As an asset class, emerging equity markets are substantially driven by two broad global drivers: global end-demand and trade, and US dollar interest rates and liquidity. While individual markets will have their own business and credit cycles and political environments, these are always interacting with the main global drivers. One of the challenges for investors in the asset class at the present time is the differing signals these are sending.

Indicators of global demand look supportive for emerging markets. In many key emerging countries, manufacturing PMIs continued to look strong in June, while key Asian exporters Korea, Taiwan and Vietnam are seeing strength in new export orders. June Manufacturing PMIs were 52.0 in Korea, 53.2 in Taiwan and 51.1 in Mexico, with exports growing in all three countries.

In the more domestically-driven emerging economies, recent PMIs were 57.5 for India (May), 52.5 for Brazil (June) and 50.7 for Indonesia (June), all indicating growth. Consumer confidence data in these three markets also looks robust. Elsewhere, China has two PMI data series with some conflicting messages, but both measures show weaker export and domestic orders; in the Gulf, PMIs look very strong, with UAE, Saudi Arabia and Qatar all above 54 for June.

So far so good, but the other half of the story is about the continuing strength of the US dollar and caution about the future direction of US monetary policy. Against the DXY basket of developed market currencies, the US dollar has strengthened by 3.5% year to date, while medium- and longer-dated US government bonds have seen yields rise by about 0.4% since the start of the year.

No other major emerging market central bank has yet felt the need to follow Bank Indonesia’s surprise 0.25% policy interest rate hike seen in Arpil, but, following the US, yield curves across EM remain higher year-to-date, and the expected timing of policy interest rate cuts in markets like Brazil and Mexico keeps being pushed out.

Meanwhile, the stronger US dollar has seen corresponding weakness in emerging market currencies like the Brazilian Real (-11.6% against the US dollar in the second quarter), Mexican Peso (-10.6%) and Indonesian Rupiah (-3.3%), which reduces returns to international investors. Although Mexico saw a surprisingly strong election win for the left-wing Morena party in the quarter, the Mexican Peso weakened alongside other similar emerging market currencies.

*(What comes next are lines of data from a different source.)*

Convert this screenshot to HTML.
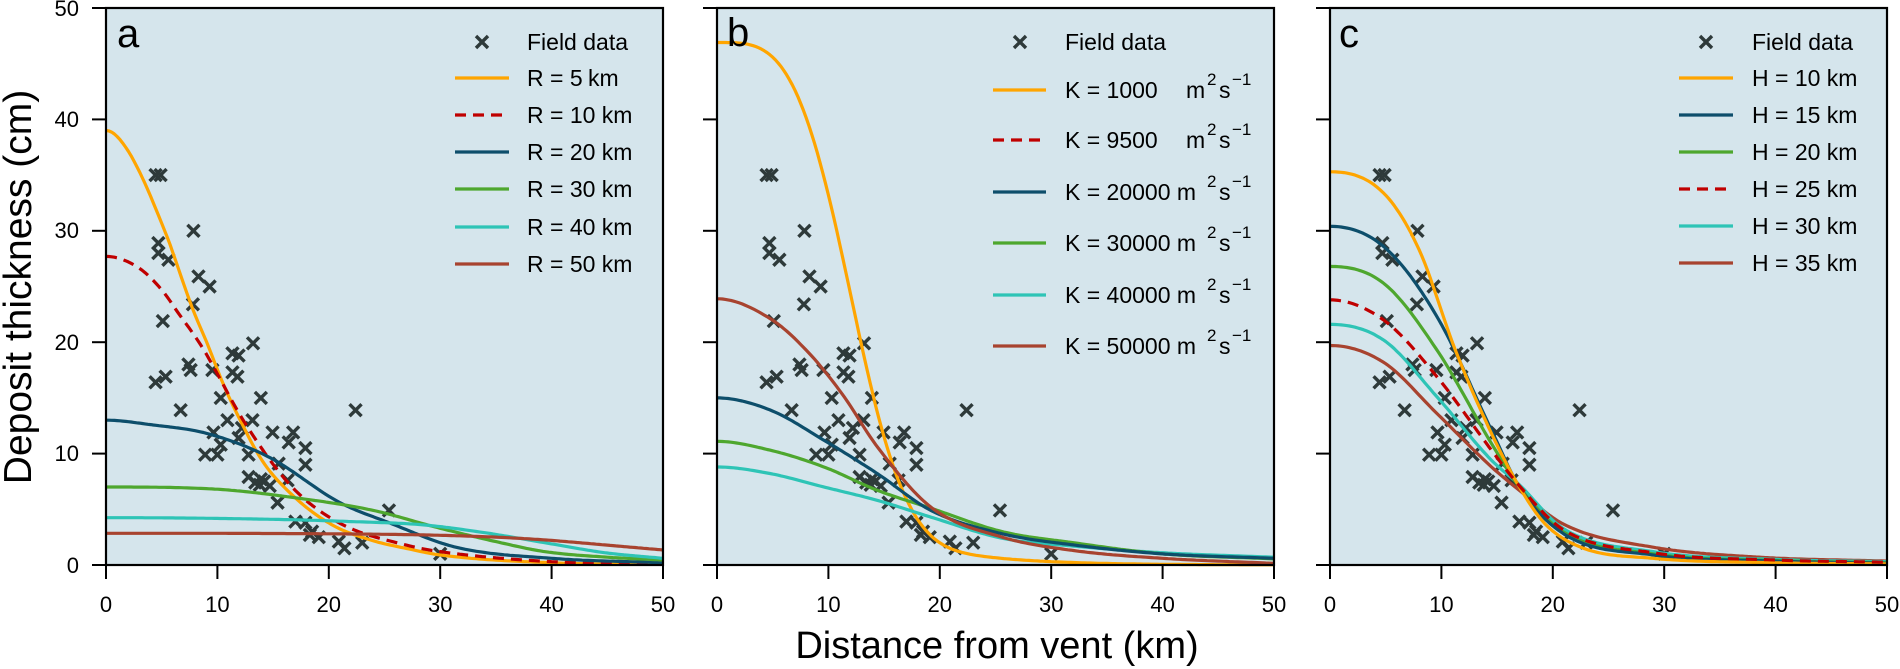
<!DOCTYPE html>
<html><head><meta charset="utf-8">
<style>
html,body{margin:0;padding:0;background:#fff;}
svg{display:block;}
text{font-family:"Liberation Sans",Arial,sans-serif;fill:#000;}
</style></head>
<body>
<svg id="s" width="1900" height="669" viewBox="0 0 1900 669" xmlns="http://www.w3.org/2000/svg">
<g id="panels"></g>
<g font-size="22" text-anchor="end">
<text x="79" y="573">0</text>
<text x="79" y="461">10</text>
<text x="79" y="350">20</text>
<text x="79" y="238">30</text>
<text x="79" y="127">40</text>
<text x="79" y="16">50</text>
</g>
<text transform="translate(31,287) rotate(-90)" font-size="39" text-anchor="middle">Deposit thickness (cm)</text>
<text x="997" y="658" font-size="38" text-anchor="middle">Distance from vent (km)</text>
<g font-size="23">
<text x="527" y="50">Field data</text>
<text x="527" y="86">R = 5 <tspan x="588">km</tspan></text>
<text x="527" y="123">R = 10 km</text>
<text x="527" y="160">R = 20 km</text>
<text x="527" y="197">R = 30 km</text>
<text x="527" y="235">R = 40 km</text>
<text x="527" y="272">R = 50 km</text>

<text x="1065" y="50">Field data</text>
<text x="1065" y="98">K = 1000</text><text x="1186" y="98">m</text><text x="1207" y="85" font-size="17">2</text><text x="1219" y="98">s</text><text x="1232" y="85" font-size="17">−1</text>
<text x="1065" y="148">K = 9500</text><text x="1186" y="148">m</text><text x="1207" y="135" font-size="17">2</text><text x="1219" y="148">s</text><text x="1232" y="135" font-size="17">−1</text>
<text x="1065" y="200">K = 20000 m</text><text x="1207" y="187" font-size="17">2</text><text x="1219" y="200">s</text><text x="1232" y="187" font-size="17">−1</text>
<text x="1065" y="251">K = 30000 m</text><text x="1207" y="238" font-size="17">2</text><text x="1219" y="251">s</text><text x="1232" y="238" font-size="17">−1</text>
<text x="1065" y="303">K = 40000 m</text><text x="1207" y="290" font-size="17">2</text><text x="1219" y="303">s</text><text x="1232" y="290" font-size="17">−1</text>
<text x="1065" y="354">K = 50000 m</text><text x="1207" y="341" font-size="17">2</text><text x="1219" y="354">s</text><text x="1232" y="341" font-size="17">−1</text>

<text x="1752" y="50">Field data</text>
<text x="1752" y="86">H = 10 km</text>
<text x="1752" y="123">H = 15 km</text>
<text x="1752" y="160">H = 20 km</text>
<text x="1752" y="197">H = 25 km</text>
<text x="1752" y="234">H = 30 km</text>
<text x="1752" y="271">H = 35 km</text>
</g>
<g font-size="40">
<text x="117" y="47">a</text>
<text x="727" y="46">b</text>
<text x="1339" y="47">c</text>
</g>
</svg>
<script>
(function(){
var NS="http://www.w3.org/2000/svg";
var g=document.getElementById('panels');
var S=11.14, Y0=565, TOP=8;
var C={o:'#ffa500',r:'#c00000',b:'#0d4e6b',g:'#4ea72e',c:'#2ec4b6',br:'#a8432f'};
function el(n,a,p){var e=document.createElementNS(NS,n);for(var k in a)e.setAttribute(k,a[k]);(p||g).appendChild(e);return e;}
var pts=[[4.45,35],[4.9,35],[7.85,30],[4.7,28.9],[4.7,28],[5.6,27.4],[8.3,25.9],[9.3,25],[7.8,23.4],[5.1,21.9],[13.2,19.9],
[4.45,16.4],[5.35,16.9],[7.4,18],[7.6,17.5],[11.35,19],[11.9,18.8],[9.55,17.5],[11.35,17.3],[11.8,16.9],[10.3,15],[13.9,15],
[6.7,13.9],[22.4,13.9],[10.9,13],[13.15,13],[9.65,11.9],[14.95,11.9],[16.8,11.9],[16.4,11],[11.9,11.4],[10.3,10.8],[17.9,10.5],
[8.9,9.9],[10,9.9],[12.8,9.9],[15.5,9.1],[17.9,9],[12.8,7.9],[13.4,7.4],[13.8,7.2],[14.2,7.5],[14.7,7.1],[13.9,7.7],[15.4,5.6],[25.4,4.9],
[17,3.9],[17.9,3.8],[18.5,3],[19.1,2.5],[18.3,2.7],[20.9,2.1],[21.4,1.5],[23,2],[30,1],[16.3,7.6],[12.2,12.3]];
function mono(P){
 var n=P.length,xs=P.map(function(p){return p[0]}),ys=P.map(function(p){return p[1]});
 var d=[],m=[];for(var i=0;i<n-1;i++)d.push((ys[i+1]-ys[i])/(xs[i+1]-xs[i]));
 m[0]=0;for(i=1;i<n-1;i++){m[i]=(d[i-1]*d[i]<=0)?0:(d[i-1]+d[i])/2;}m[n-1]=d[n-2];
 for(i=0;i<n-1;i++){if(d[i]==0){m[i]=m[i+1]=0;continue;}var a=m[i]/d[i],b=m[i+1]/d[i],h=a*a+b*b;if(h>9){var t=3/Math.sqrt(h);m[i]=t*a*d[i];m[i+1]=t*b*d[i];}}
 return function(x){var i=0;while(i<n-2&&x>xs[i+1])i++;var hh=xs[i+1]-xs[i],t=(x-xs[i])/hh,t2=t*t,t3=t2*t;
  return (2*t3-3*t2+1)*ys[i]+(t3-2*t2+t)*hh*m[i]+(-2*t3+3*t2)*ys[i+1]+(t3-t2)*hh*m[i+1];};
}
function curveF(x0,f,col,dash){var s='';for(var x=0;x<=50.001;x+=0.25){var y=f(x);s+=(x==0?'M':'L')+(x0+x*S).toFixed(1)+','+(Y0-y*S).toFixed(1);}
 var a={d:s,fill:'none',stroke:col,'stroke-width':3.2,'stroke-linejoin':'round'};if(dash)a['stroke-dasharray']='11,7';el('path',a);}
function curve(x0,P,col,dash){curveF(x0,mono(P),col,dash);}
function xm(cx,cy,r){el('path',{d:'M'+(cx-r)+','+(cy-r)+'L'+(cx+r)+','+(cy+r)+'M'+(cx-r)+','+(cy+r)+'L'+(cx+r)+','+(cy-r),stroke:'#2e3a3a','stroke-width':3.4,fill:'none'});}
var panels=[106,717,1330];
function orangeB(x){var core=46.9*Math.exp(-Math.pow(x/13.4,3.6));var sig=1/(1+Math.exp(-(x-16)/1.5));return core+sig*1.4*Math.exp(-(x-20)/6.5);}
var curves=[
 [[C.o,[[0,39],[1.9,37.3],[5.35,29.8],[7.7,23.2],[9.2,19.6],[10.5,16.3],[11.9,13.3],[14,9.4],[16.7,6.3],[20.3,3.6],[23.9,2.2],[26.9,1.5],[30,0.9],[40,0.2],[50,0.05]]],
  [C.r,[[0,27.7],[2.9,26.7],[5,24.7],[6.5,22.6],[8.6,19.6],[12.5,12.7],[16.7,7],[20.9,3.8],[26.9,1.8],[30,1.2],[40,0.3],[50,0.1]],1],
  [C.b,[[0,13],[4,12.6],[9.1,11.8],[14.6,9.7],[21,5.6],[25.4,3.8],[31.4,1.6],[40,0.6],[50,0.2]]],
  [C.g,[[0,7],[10,6.8],[16.5,6.1],[24,4.9],[29.6,3.4],[35,2.1],[39.4,1.2],[45,0.7],[50,0.45]]],
  [C.c,[[0,4.25],[15,4.1],[22,3.9],[28.5,3.6],[34,2.9],[39.4,2],[44.8,1.1],[50,0.6]]],
  [C.br,[[0,2.85],[20,2.8],[28.5,2.7],[35,2.5],[39.4,2.25],[44.8,1.8],[50,1.35]]]],
 [[C.o,orangeB],
  [C.c,[[0,8.8],[4.8,8.2],[9.6,7],[14.4,5.8],[19.2,4.3],[25.6,2.4],[32,1.7],[40,1.1],[50,0.7]]],
  [C.g,[[0,11.1],[4.8,10.3],[9.6,8.8],[14.4,6.7],[19.2,5.1],[25.6,3],[32,2],[40,1],[50,0.55]]],
  [C.b,[[0,15],[4.8,13.9],[9.6,11.2],[14.4,8.2],[19.2,4.9],[25.6,2.8],[32,1.8],[40,1],[50,0.6]]],
  [C.br,[[0,23.9],[4.8,22.1],[8,19.3],[11.2,15.4],[14.4,10.6],[19.2,5.2],[25.6,2.5],[32,1.3],[40,0.6],[50,0.15]]]],
 [[C.br,[[0,19.7],[4.8,18.2],[9.6,13.6],[14.5,8.8],[17,6.7],[20.9,3.7],[29,1.6],[38.6,0.7],[50,0.35]]],
  [C.c,[[0,21.6],[4.8,20.2],[9.6,15.1],[14.5,9.4],[17,7.2],[20.9,3.3],[29,1.2],[40,0.5],[50,0.3]]],
  [C.g,[[0,26.8],[4.8,25.3],[9.6,19.3],[14.5,10.9],[17,7],[20.9,3],[29,1],[40,0.4],[50,0.2]]],
  [C.b,[[0,30.4],[4.8,28.6],[9.6,22.3],[14.5,12.1],[17,7],[20.9,2.85],[29,0.9],[40,0.35],[50,0.15]]],
  [C.o,[[0,35.3],[4.8,33.4],[8,28.3],[11.25,19.3],[14.5,11.8],[17,7],[19.3,3.7],[22.5,1.6],[29,0.6],[40,0.2],[50,0.1]]],
  [C.r,[[0,23.8],[4.8,22],[9.6,16.9],[14.5,10.3],[17,7.1],[20.9,3.2],[29,1.1],[40,0.45],[50,0.25]],1]]
];
var legs=[[482,455,509,[42,78,115,152,189,227,264],[C.o,C.r,C.b,C.g,C.c,C.br]],
          [1020,993,1046,[42,90,140,192,243,295,346],[C.o,C.r,C.b,C.g,C.c,C.br]],
          [1706,1679,1733,[42,78,115,152,189,226,263],[C.o,C.b,C.g,C.r,C.c,C.br]]];
panels.forEach(function(x0,pi){
 var W=50*S;
 el('rect',{x:x0,y:TOP,width:W,height:Y0-TOP,fill:'#d5e5ec'});
 pts.forEach(function(p){xm(x0+p[0]*S,Y0-p[1]*S,6);});
 curves[pi].forEach(function(c){if(typeof c[1]=='function')curveF(x0,c[1],c[0]);else curve(x0,c[1],c[0],c[2]);});
 el('rect',{x:x0,y:TOP,width:W,height:Y0-TOP,fill:'none',stroke:'#000','stroke-width':2.2});
 for(var i=0;i<=5;i++){var x=x0+i*10*S;el('line',{x1:x,y1:Y0,x2:x,y2:Y0+14,stroke:'#000','stroke-width':2});
  var t=el('text',{x:x,y:612,'font-size':22,'text-anchor':'middle'});t.textContent=String(i*10);
  var y=Y0-i*10*S;el('line',{x1:x0-14,y1:y,x2:x0,y2:y,stroke:'#000','stroke-width':2});}
 var L=legs[pi];xm(L[0],L[3][0],6);
 for(var k=0;k<6;k++){var a={x1:L[1],y1:L[3][k+1],x2:L[2],y2:L[3][k+1],stroke:L[4][k],'stroke-width':3.2};
  if(L[4][k]==C.r)a['stroke-dasharray']='11,7';el('line',a);}
});
})();
</script>
</body></html>
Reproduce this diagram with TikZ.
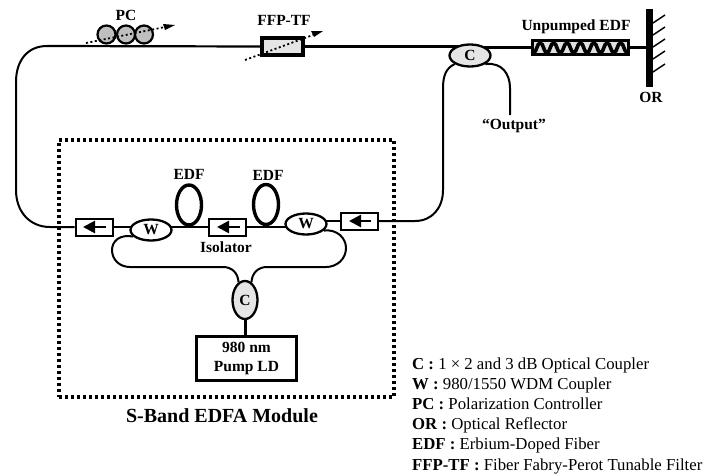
\documentclass[tikz,border=0pt]{standalone}
\usepackage{fontspec}
\setmainfont{Liberation Serif}
\usetikzlibrary{arrows.meta,shapes.geometric}
\pgfdeclarelayer{bg}
\pgfsetlayers{bg,main}
\tikzset{
 fiber/.style={draw=black,line width=2.2pt},
 lab/.style={font=\fontsize{15.5}{19}\selectfont\bfseries,inner sep=0pt,align=center},
 legend/.style={font=\fontsize{16.75}{19}\selectfont,inner sep=0pt,anchor=base west},
 coup/.style={shape=ellipse,draw=black,line width=2.3pt,fill=black!10,inner sep=0pt,font=\fontsize{15.5}{19}\selectfont\bfseries},
 wdm/.style={coup,fill=white},
 iso/.style={draw=black,line width=2pt,fill=white,inner sep=0pt,minimum width=37pt,minimum height=17pt},
 isoarrow/.style={line width=2.6pt,-{Triangle[length=12pt,width=12pt]}},
 edfloop/.style={shape=ellipse,draw=black,line width=3.4pt,inner sep=0pt,minimum width=25pt,minimum height=40pt},
 pcdisc/.style={circle,draw=black,line width=2.2pt,fill=black!25,inner sep=0pt,minimum size=18pt},
 tune/.style={line width=1.8pt,line cap=butt,dash pattern=on 2pt off 2.5pt},
}
\begin{document}
\begin{tikzpicture}[x=1pt,y=-1pt]
\useasboundingbox (0,0) rectangle (704,474);
\coordinate (tl) at (47,46);
\coordinate (ol) at (510,115);
% components
\node[pcdisc] (pc1) at (106.5,34.5) {};
\node[pcdisc] (pc2) at (126,34.5) {};
\node[pcdisc] (pc3) at (144,34.5) {};
\node[draw=black,line width=4.4pt,fill=black!10,minimum width=41pt,minimum height=17pt,inner sep=0pt] (ffp) at (282.5,46.5) {};
\node[coup,minimum width=41pt,minimum height=22pt] (c1) at (470,55.5) {C};
\node[draw=black,line width=2.2pt,fill=black!12,minimum width=96pt,minimum height=14pt,inner sep=0pt] (uedf) at (580.5,47.5) {};
\node[fill=black,inner sep=0pt,minimum width=7pt,minimum height=78pt] (or) at (649.5,48) {};
\node[iso] (iso1) at (94,227) {};
\node[iso] (iso2) at (227,227) {};
\node[iso] (iso3) at (359.5,221) {};
\node[wdm,minimum width=41pt,minimum height=21pt] (w1) at (151,230) {W};
\node[wdm,minimum width=41pt,minimum height=21pt] (w2) at (306,224) {W};
\node[coup,minimum width=25pt,minimum height=38pt] (c2) at (245,300) {C};
\node[draw=black,line width=2.2pt,fill=white,minimum width=100pt,minimum height=44pt,inner sep=0pt,lab] (ld) at (246.5,358.5) {980 nm\\Pump LD};
\node[edfloop] (e1) at (189,205) {};
\node[edfloop] (e2) at (266,204.5) {};
\begin{pgfonlayer}{bg}
\node[draw=black,line width=3.6pt,dash pattern=on 3pt off 3pt,inner sep=0pt,minimum width=335pt,minimum height=257pt] (frame) at (226.5,268.5) {};
\draw[fiber] (tl) -- (ffp.west);
\draw[fiber] (ffp.east) -- (c1.north |- ffp.east);
\draw[fiber] (c1.center |- uedf.west) -- (uedf.west);
\draw[fiber] (uedf.east) -- (or.west |- uedf.east);
\draw[fiber,line width=2pt] (tl) .. controls (28,46) and (16,60) .. (16,82) -- (16,190) .. controls (16,212) and (30,227) .. (50,227) -- (iso1.west);
\draw[fiber] (iso1.east) -- (w1.center |- iso1.east);
\draw[fiber] (w1.center |- iso2.west) -- (iso2.west);
\draw[fiber] (iso2.east) -- (w2.center |- iso2.east);
\draw[fiber] (w2.center |- iso3.west) -- (iso3.west);
\draw[fiber,line width=2pt] (iso3.east) -- (415,221) .. controls (432,221) and (443,208) .. (443,190) -- (443,88) .. controls (443,76) and (446,68) .. (c1.south west);
\draw[fiber,line width=2pt] (c1.south east) .. controls (502,62) and (510,74) .. (510,88) -- (ol);
\draw[fiber,line width=2pt] (w1.200) .. controls (120,234) and (112,241) .. (112,250) .. controls (112,260) and (120,267) .. (130,267) -- (223,267) .. controls (232,267) and (238,273) .. (c2.110);
\draw[fiber,line width=2pt] (w2.-20) .. controls (337,229) and (346,238) .. (346,248) .. controls (346,259) and (337,267) .. (326,267) -- (267,267) .. controls (258,267) and (252,273) .. (c2.70);
\draw[fiber,line width=3pt] (c2.south) -- (c2.south |- ld.north);
\end{pgfonlayer}
\draw[isoarrow] (106,227) -- (83,227);
\draw[isoarrow] (240,227) -- (217,227);
\draw[isoarrow] (371,221) -- (349,221);
% wave in the unpumped fibre
\draw[black,line width=3.6pt] (533.5,52.5) \foreach \i in {0,...,6} { .. controls +(3.4,0) and +(-3.4,0) .. ++(6.7,-9.5) .. controls +(3.4,0) and +(-3.4,0) .. ++(6.7,9.5) };
% mirror hatching
\foreach \y in {23,35,47,59,72}{
 \draw[line width=1.4pt] (653,\y) -- (665,\y-8);
}
% tuning arrows
\coordinate (pa) at (86,43); \coordinate (pb) at (175,25);
\coordinate (fa) at (245,60); \coordinate (fb) at (323,31);
\draw[tune] (pa) -- (165,27);
\fill (pb) -- (163,24) -- (165,30) -- cycle;
\draw[tune] (fa) -- (313,35);
\fill (fb) -- (311,31) -- (314,37) -- cycle;
% labels
\node[lab] (lpc) at (126,15) {PC};
\node[lab] (lffp) at (284,20) {FFP-TF};
\node[lab] (luedf) at (576,27) {Unpumped EDF};
\node[lab] (lor) at (651,97) {OR};
\node[lab] (lout) at (514,126) {“Output”};
\node[lab] (ledf1) at (189,174) {EDF};
\node[lab] (ledf2) at (268,175) {EDF};
\node[lab] (liso) at (226,247) {Isolator};
\node[font=\fontsize{20}{22}\selectfont\bfseries,inner sep=0pt] (lmod) at (222,415.5) {S-Band EDFA Module};
% legend
\node[legend] (k1) at (412,369) {\textbf{C :} 1 × 2 and 3 dB Optical Coupler};
\node[legend] (k2) at (412,389.2) {\textbf{W :} 980/1550 WDM Coupler};
\node[legend] (k3) at (412,409.4) {\textbf{PC :} Polarization Controller};
\node[legend] (k4) at (412,429.6) {\textbf{OR :} Optical Reflector};
\node[legend] (k5) at (412,449.8) {\textbf{EDF :} Erbium-Doped Fiber};
\node[legend] (k6) at (412,470) {\textbf{FFP-TF :} Fiber Fabry-Perot Tunable Filter};
\end{tikzpicture}
\end{document}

The strong US economy is good for emerging market exports (and remittances) but less good for US dollar liquidity. In the current environment, we continue to find opportunities in some emerging markets where growth (particularly corporate earnings growth) remains attractive, even if the current US liquidity environment is a headwind. These particularly include Mexico, Brazil and Indonesia - each of these has seen strong upward revisions to corporate earnings expectations year-to-date. Although local currency weakness has been a drag on returns in each of these, we remain confident that US dollar softness, when it comes, will create the conditions for strong returns from these markets.